**Given problem**
Make an exact copy of the data below, leaving out every picture.

━━━━━━━━━━━━━━━━━━━━

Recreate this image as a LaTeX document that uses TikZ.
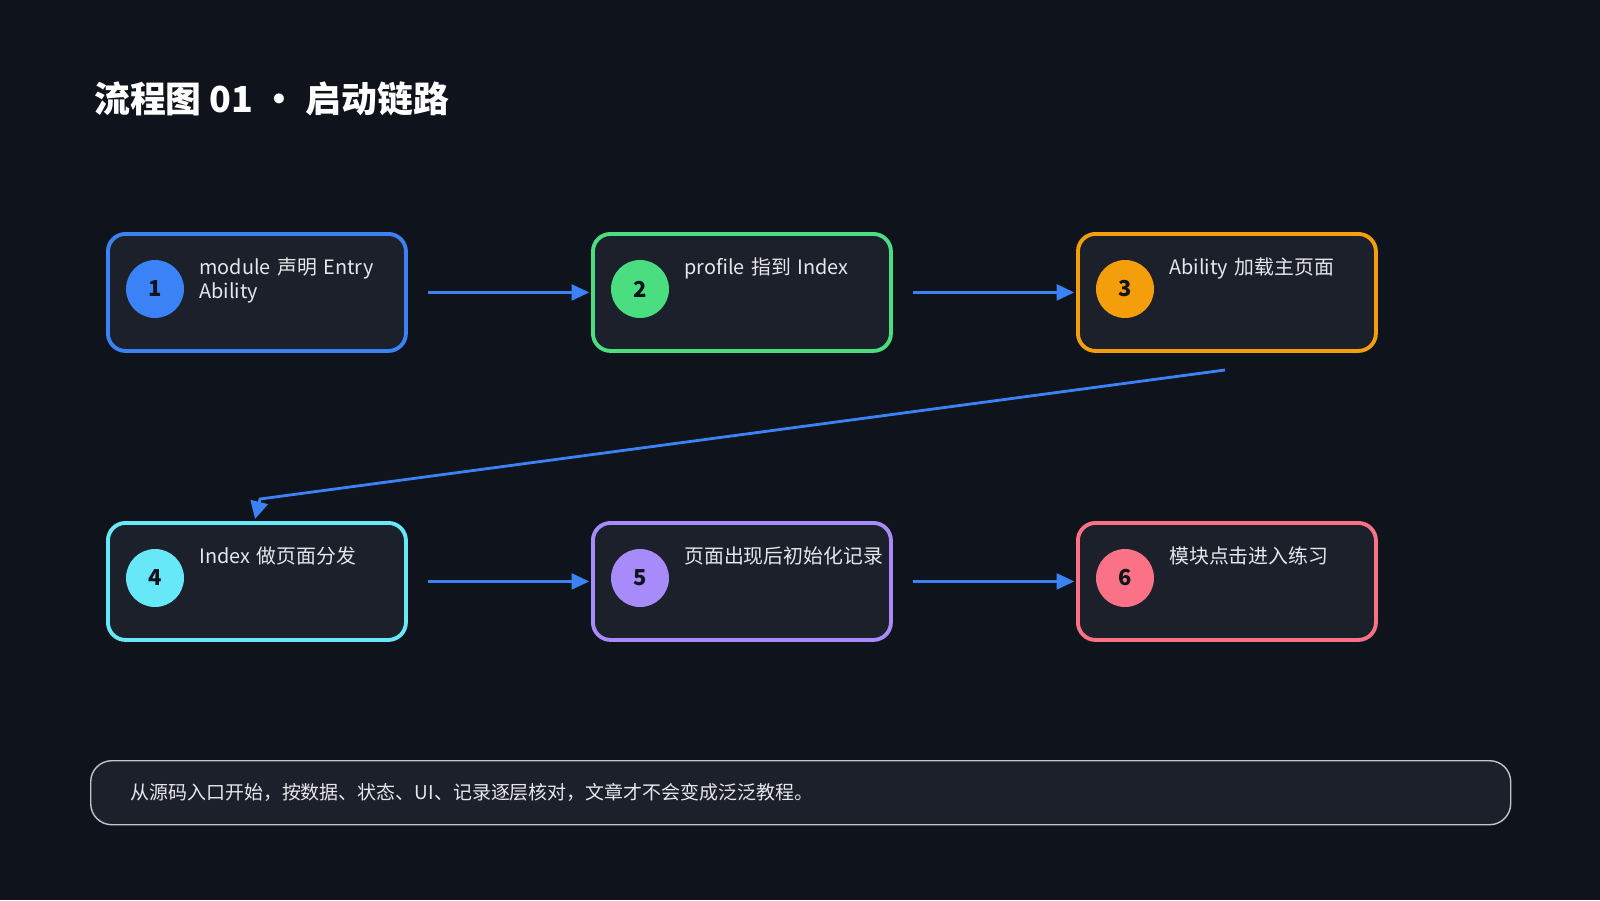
\documentclass[tikz,border=0pt]{standalone}
\usepackage{fontspec}
\setmainfont{Noto Sans CJK SC}
\usetikzlibrary{arrows.meta}
\definecolor{bg}{HTML}{0F131C}
\definecolor{boxf}{HTML}{1C202B}
\definecolor{cb}{HTML}{3B82F6}
\definecolor{cg}{HTML}{4ADE80}
\definecolor{co}{HTML}{F59E0B}
\definecolor{cc}{HTML}{67E8F9}
\definecolor{cp}{HTML}{A78BFA}
\definecolor{cr}{HTML}{FB7185}
\definecolor{txt}{HTML}{E5E7EB}
\begin{document}
\begin{tikzpicture}[x=0.02cm,y=-0.02cm,
  box/.style={draw=#1,line width=2.2pt,fill=boxf,rounded corners=10pt,minimum width=298*0.02cm,minimum height=117*0.02cm,anchor=north west},
  num/.style={circle,fill=#1,minimum size=58*0.02cm,inner sep=0pt,font=\fontsize{12.5}{14}\selectfont\bfseries,text=bg},
  lab/.style={anchor=north west,text width=3.6cm,align=left,font=\fontsize{11.3}{14}\selectfont,text=txt,inner sep=0pt},
  arr/.style={draw=cb,line width=1.6pt,-{Triangle[length=10pt,width=9pt]}}]
\fill[bg] (0,0) rectangle (1600,900);
\node[anchor=west,text=white,font=\fontsize{20.4}{24}\selectfont\bfseries] (title) at (88,99) {流程图 01 • 启动链路};
\foreach \n/\x/\y/\c/\t in {1/106/232/cb/{module 声明 Entry Ability},2/591/232/cg/{profile 指到 Index},3/1076/232/co/{Ability 加载主页面},4/106/521/cc/{Index 做页面分发},5/591/521/cp/{页面出现后初始化记录},6/1076/521/cr/{模块点击进入练习}}{
  \node[box=\c] (b\n) at (\x,\y) {};
  \node[num=\c] (n\n) at (\x+49,\y+57) {\n};
  \node[lab] (t\n) at (\x+93,\y+25) {\t};
}
\coordinate (a12) at (424,291); \coordinate (a12e) at (590,291);
\draw[arr] (b1.east)++(20,0) coordinate (s1) -- ([xshift=-1]b2.west);
\draw[arr] (b2.east)++(20,0) coordinate (s2) -- ([xshift=-1]b3.west);
\draw[arr] (b4.east)++(20,0) coordinate (s4) -- ([xshift=-1]b5.west);
\draw[arr] (b5.east)++(20,0) coordinate (s5) -- ([xshift=-1]b6.west);
\coordinate (d1) at (1225,370);
\coordinate (d2) at (255,519);
\draw[arr,-{Triangle[length=10pt,width=10pt]}] (d1) -- (260,499) -- (d2);
\node[draw=white!75!bg,line width=0.8pt,fill=boxf,rounded corners=12pt,minimum width=1420*0.02cm,minimum height=64*0.02cm,anchor=north west] (note) at (90,760) {};
\node[anchor=west,text=txt,font=\fontsize{10.8}{13}\selectfont] (nt) at (124,792) {从源码入口开始，按数据、状态、UI、记录逐层核对，文章才不会变成泛泛教程。};
\end{tikzpicture}
\end{document}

━━━━━━━━━━━━━━━━━━━━

**Exercise response**
Recreate this image as a LaTeX document that uses TikZ.
\documentclass[tikz,border=0pt]{standalone}
\usepackage{fontspec}
\setmainfont{Noto Sans CJK SC}
\usetikzlibrary{arrows.meta}
\definecolor{bg}{HTML}{0F131C}
\definecolor{boxf}{HTML}{1C202B}
\definecolor{cb}{HTML}{3B82F6}
\definecolor{cg}{HTML}{4ADE80}
\definecolor{co}{HTML}{F59E0B}
\definecolor{cc}{HTML}{67E8F9}
\definecolor{cp}{HTML}{A78BFA}
\definecolor{cr}{HTML}{FB7185}
\definecolor{txt}{HTML}{E5E7EB}
\begin{document}
\begin{tikzpicture}[x=0.02cm,y=-0.02cm,
  box/.style={draw=#1,line width=2.2pt,fill=boxf,rounded corners=10pt,minimum width=298*0.02cm,minimum height=117*0.02cm,anchor=north west},
  num/.style={circle,fill=#1,minimum size=58*0.02cm,inner sep=0pt,font=\fontsize{12.5}{14}\selectfont\bfseries,text=bg},
  lab/.style={anchor=north west,text width=3.6cm,align=left,font=\fontsize{11.3}{14}\selectfont,text=txt,inner sep=0pt},
  arr/.style={draw=cb,line width=1.6pt,-{Triangle[length=10pt,width=9pt]}}]
\fill[bg] (0,0) rectangle (1600,900);
\node[anchor=west,text=white,font=\fontsize{20.4}{24}\selectfont\bfseries] (title) at (88,99) {流程图 01 • 启动链路};
\foreach \n/\x/\y/\c/\t in {1/106/232/cb/{module 声明 Entry Ability},2/591/232/cg/{profile 指到 Index},3/1076/232/co/{Ability 加载主页面},4/106/521/cc/{Index 做页面分发},5/591/521/cp/{页面出现后初始化记录},6/1076/521/cr/{模块点击进入练习}}{
  \node[box=\c] (b\n) at (\x,\y) {};
  \node[num=\c] (n\n) at (\x+49,\y+57) {\n};
  \node[lab] (t\n) at (\x+93,\y+25) {\t};
}
\coordinate (a12) at (424,291); \coordinate (a12e) at (590,291);
\draw[arr] (b1.east)++(20,0) coordinate (s1) -- ([xshift=-1]b2.west);
\draw[arr] (b2.east)++(20,0) coordinate (s2) -- ([xshift=-1]b3.west);
\draw[arr] (b4.east)++(20,0) coordinate (s4) -- ([xshift=-1]b5.west);
\draw[arr] (b5.east)++(20,0) coordinate (s5) -- ([xshift=-1]b6.west);
\coordinate (d1) at (1225,370);
\coordinate (d2) at (255,519);
\draw[arr,-{Triangle[length=10pt,width=10pt]}] (d1) -- (260,499) -- (d2);
\node[draw=white!75!bg,line width=0.8pt,fill=boxf,rounded corners=12pt,minimum width=1420*0.02cm,minimum height=64*0.02cm,anchor=north west] (note) at (90,760) {};
\node[anchor=west,text=txt,font=\fontsize{10.8}{13}\selectfont] (nt) at (124,792) {从源码入口开始，按数据、状态、UI、记录逐层核对，文章才不会变成泛泛教程。};
\end{tikzpicture}
\end{document}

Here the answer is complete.